3.8. Reference and Conventional Extraction Methods

Pure water, 1.00 M sodium chloride, and 60% volume fraction of ethanol were chosen as reference solvents for microwave-assisted extraction of taxifolin from larch wood powder. Experiments were carried out under the optimized conditions (microwave irradiation time 14 min, liquid-solid ratio 15:1 mL/g and microwave irradiation power 406 W) by the microwave-assisted extraction method.
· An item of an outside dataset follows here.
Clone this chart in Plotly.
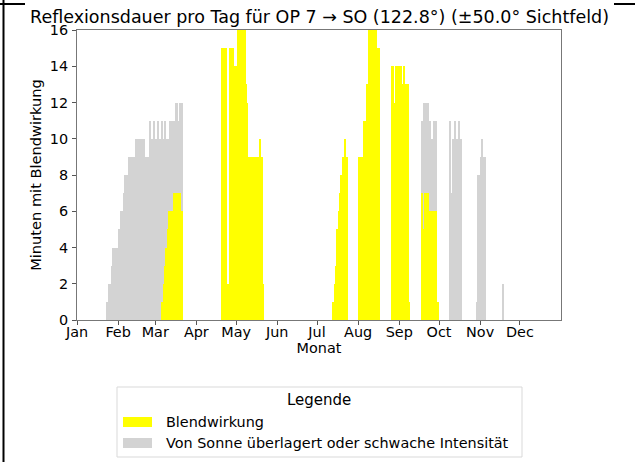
import plotly.graph_objects as go
import pandas as pd

# ---------------- data (day of year index, 0 = 1 Jan) ----------------
gray_days = [22, 23, 24, 25, 26, 27, 28, 29, 30, 31, 32, 33, 34, 35, 36, 37, 38, 39, 40, 41,
             42, 43, 44, 45, 46, 47, 48, 49, 50, 51, 52, 53, 54, 55, 56, 57, 58, 59, 60, 61,
             62, 63, 64, 65, 66, 67, 68, 69, 70, 71, 72, 73, 74, 75, 76, 77, 78, 79,
             260, 261, 262, 263, 264, 265, 266, 267, 268, 269, 270,
             281, 282, 283, 284, 285, 286, 287, 288, 289,
             301, 302, 303, 304, 305, 306, 307,
             321]
gray_vals = [1, 1, 2, 2, 3, 4, 4, 4, 4, 5, 5, 6, 6, 7, 8, 8, 8, 9, 9, 9,
             9, 9, 10, 10, 10, 10, 10, 10, 10, 9, 9, 9, 9, 11, 10, 10, 11, 10, 10, 11,
             10, 10, 11, 10, 11, 10, 10, 10, 11, 11, 11, 11, 12, 12, 11, 12, 12, 12,
             11, 12, 12, 12, 12, 11, 11, 10, 10, 11, 11,
             11, 7, 10, 10, 11, 10, 10, 11, 10,
             1, 8, 8, 9, 10, 9, 9,
             2]

yellow_days = [64, 65, 66, 67, 68, 69, 70, 71, 72, 73, 74, 75, 76, 77, 78, 79,
               109, 110, 111, 112, 113, 114, 115, 116, 117, 118, 119, 120, 121, 122, 123, 124,
               125, 126, 127, 128, 129, 130, 131, 132, 133, 134, 135, 136, 137, 138, 139, 140,
               193, 194, 195, 196, 197, 198, 199, 200, 201, 202, 203,
               212, 214, 215, 216, 217, 218, 219, 220, 221, 222, 223, 224, 225, 226, 227,
               237, 238, 239, 240, 241, 242, 243, 244, 245, 246, 247, 248, 249, 250,
               260, 261, 262, 263, 264, 265, 266, 267, 268, 269, 270, 272]
yellow_vals = [1, 2, 3, 4, 5, 6, 6, 6, 6, 7, 7, 7, 7, 7, 6, 6,
               15, 15, 15, 15, 2, 2, 15, 15, 15, 14, 14, 14, 16, 16, 16, 16,
               16, 16, 13, 12, 9, 9, 9, 9, 9, 9, 9, 9, 9, 10, 9, 2,
               1, 2, 3, 5, 6, 7, 8, 9, 9, 10, 9,
               9, 9, 9, 11, 11, 13, 13, 16, 16, 14, 16, 16, 16, 15, 15,
               14, 14, 12, 14, 14, 14, 14, 14, 13, 14, 13, 13, 13, 1,
               7, 5, 7, 7, 7, 6, 6, 6, 6, 6, 6, 1]

month_ticks = ["Jan", "Feb", "Mar", "Apr", "May", "Jun", "Jul", "Aug", "Sep", "Oct", "Nov", "Dec"]
y_ticks = [0, 2, 4, 6, 8, 10, 12, 14, 16]

legend_labels = ["Blendwirkung", "Von Sonne überlagert oder schwache Intensität"]
title_text = "Reflexionsdauer pro Tag für OP 7 → SO (122.8°) (±50.0° Sichtfeld)"

YELLOW = "#ffff00"
GRAY = "#d3d3d3"
YEAR_START = pd.Timestamp("2023-01-01")


def to_dates(days):
    return [YEAR_START + pd.Timedelta(days=d, hours=12) for d in days]


DAY_MS = 86400000

W, H = 635, 462
L, R, T, B = 77, 561, 30, 320  # plot area in pixels


def px(xp):
    return (xp - L) / (R - L)


def py(yp):
    return (B - yp) / (B - T)


FONT = "DejaVu Sans"

fig = go.Figure()
fig.add_trace(go.Bar(x=to_dates(gray_days), y=gray_vals, width=DAY_MS,
                     marker=dict(color=GRAY, line=dict(width=0)),
                     name=legend_labels[1], showlegend=False, hoverinfo="skip"))
fig.add_trace(go.Bar(x=to_dates(yellow_days), y=yellow_vals, width=DAY_MS,
                     marker=dict(color=YELLOW, line=dict(width=0)),
                     name=legend_labels[0], showlegend=False, hoverinfo="skip"))

tickvals = [YEAR_START + pd.DateOffset(months=i) for i in range(12)]

fig.update_layout(
    width=W, height=H,
    margin=dict(l=L, r=W - R, t=T, b=H - B, autoexpand=False),
    paper_bgcolor="white", plot_bgcolor="white",
    barmode="overlay", bargap=0,
    font=dict(family=FONT, size=14, color="#000000"),
    showlegend=False,
    title=dict(text=title_text, x=px(319.5), xanchor="center", xref="paper",
               y=1 - 17 / H, yanchor="middle", yref="container",
               font=dict(family=FONT, size=17.5, color="#000000")),
    xaxis=dict(
        type="date", automargin=False,
        range=[YEAR_START, YEAR_START + pd.Timedelta(days=365)],
        tickmode="array", tickvals=tickvals, ticktext=month_ticks,
        ticks="outside", ticklen=4, tickcolor="#555555", tickwidth=1,
        ticklabelstandoff=-5,
        showline=True, linecolor="#777777", linewidth=1, mirror=True,
        showgrid=False, zeroline=False,
        tickfont=dict(family=FONT, size=14.4),
        title=dict(text="Monat", font=dict(family=FONT, size=14.4), standoff=0),
    ),
    yaxis=dict(
        automargin=False,
        range=[0, 16], tickvals=y_ticks,
        ticks="outside", ticklen=4, tickcolor="#555555", tickwidth=1,
        ticklabelstandoff=1,
        showline=True, linecolor="#777777", linewidth=1, mirror=True,
        showgrid=False, zeroline=False,
        tickfont=dict(family=FONT, size=14.4),
        title=dict(text="Minuten mit Blendwirkung", font=dict(family=FONT, size=14.6), standoff=4),
    ),
)

shapes = []
# page borders (from the surrounding document)
shapes.append(dict(type="line", xref="paper", yref="paper", x0=px(3.5), x1=px(3.5), y0=py(0), y1=py(H),
                   line=dict(color="black", width=2)))
shapes.append(dict(type="line", xref="paper", yref="paper", x0=px(0), x1=px(25), y0=py(4), y1=py(4),
                   line=dict(color="black", width=2)))
shapes.append(dict(type="line", xref="paper", yref="paper", x0=px(614), x1=px(W), y0=py(4), y1=py(4),
                   line=dict(color="black", width=2)))

# legend box
bx0, bx1, by0, by1 = 117, 522, 387, 457
shapes.append(dict(type="rect", xref="paper", yref="paper", x0=px(bx0), x1=px(bx1), y0=py(by0), y1=py(by1),
                   line=dict(color="#d9d9d9", width=1), fillcolor="white"))
# legend patches
shapes.append(dict(type="rect", xref="paper", yref="paper", x0=px(123), x1=px(152), y0=py(417), y1=py(427),
                   line=dict(width=0), fillcolor=YELLOW))
shapes.append(dict(type="rect", xref="paper", yref="paper", x0=px(123), x1=px(152), y0=py(438), y1=py(448),
                   line=dict(width=0), fillcolor=GRAY))

annotations = [
    dict(text="Legende", xref="paper", yref="paper", x=px(319), y=py(400), xanchor="center", yanchor="middle",
         showarrow=False, font=dict(family=FONT, size=15)),
    dict(text=legend_labels[0], xref="paper", yref="paper", x=px(164), y=py(422), xanchor="left", yanchor="middle",
         showarrow=False, font=dict(family=FONT, size=14.4)),
    dict(text=legend_labels[1], xref="paper", yref="paper", x=px(164), y=py(443), xanchor="left", yanchor="middle",
         showarrow=False, font=dict(family=FONT, size=14.4)),
]

fig.update_layout(shapes=shapes, annotations=annotations)
fig.write_html("out.html", config={"displayModeBar": False},
               post_script="document.body.style.margin='0';document.body.style.overflow='hidden';")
Extracts were cooled to ambient temperature and filtered to be analyzed by HPLC. The conventional extraction methods of taxifolin include WSE, WRE, and ME. WSE conditions involved heated for 8 h at 50 °C with water, WRE conditions is microwave irradiation for 4 h with water, and ME conditions is immersing larch wood powder in 60% volume fraction of ethanol at room temperature for 24 h. The extraction yield of taxifolin with different kinds of extraction methods were compared and analyzed.

3.9. Statistical Analysis

The ANOVA test was used to calculate the significance of the differences of taxifolin extraction yield. The results of HPLC analysis were expressed as means of extraction yield ± SD.

4. Conclusions

In this study, we have come up with a novel ILMAE for extraction of taxifolin from L. gmelinii. In consideration of the influence of both the anion and cation of ionic liquids, [C₄mim]Br was selected for the subsequent analysis. The microwave-assisted extraction conditions were optimized using single factor experiments and BBD in detail. Under the abovementioned conditions, a satisfactory taxifolin extraction yield was obtained. Compared with traditional solvents and methods, ILMAE provided higher extraction yield, shorter time and energy consumption. Meanwhile, the distribution of taxifolin in different parts of larch and the influences of age, orientation, and season on taxifolin accumulation were also evaluated in this work for the utilization of the larch resources, which not only demonstrated that larch heartwood possesses the largest amount of taxifolin as well as biomass, but also showed that increasing plant age, north orientation and slow growth rate are beneficial for taxifolin accumulation in larch.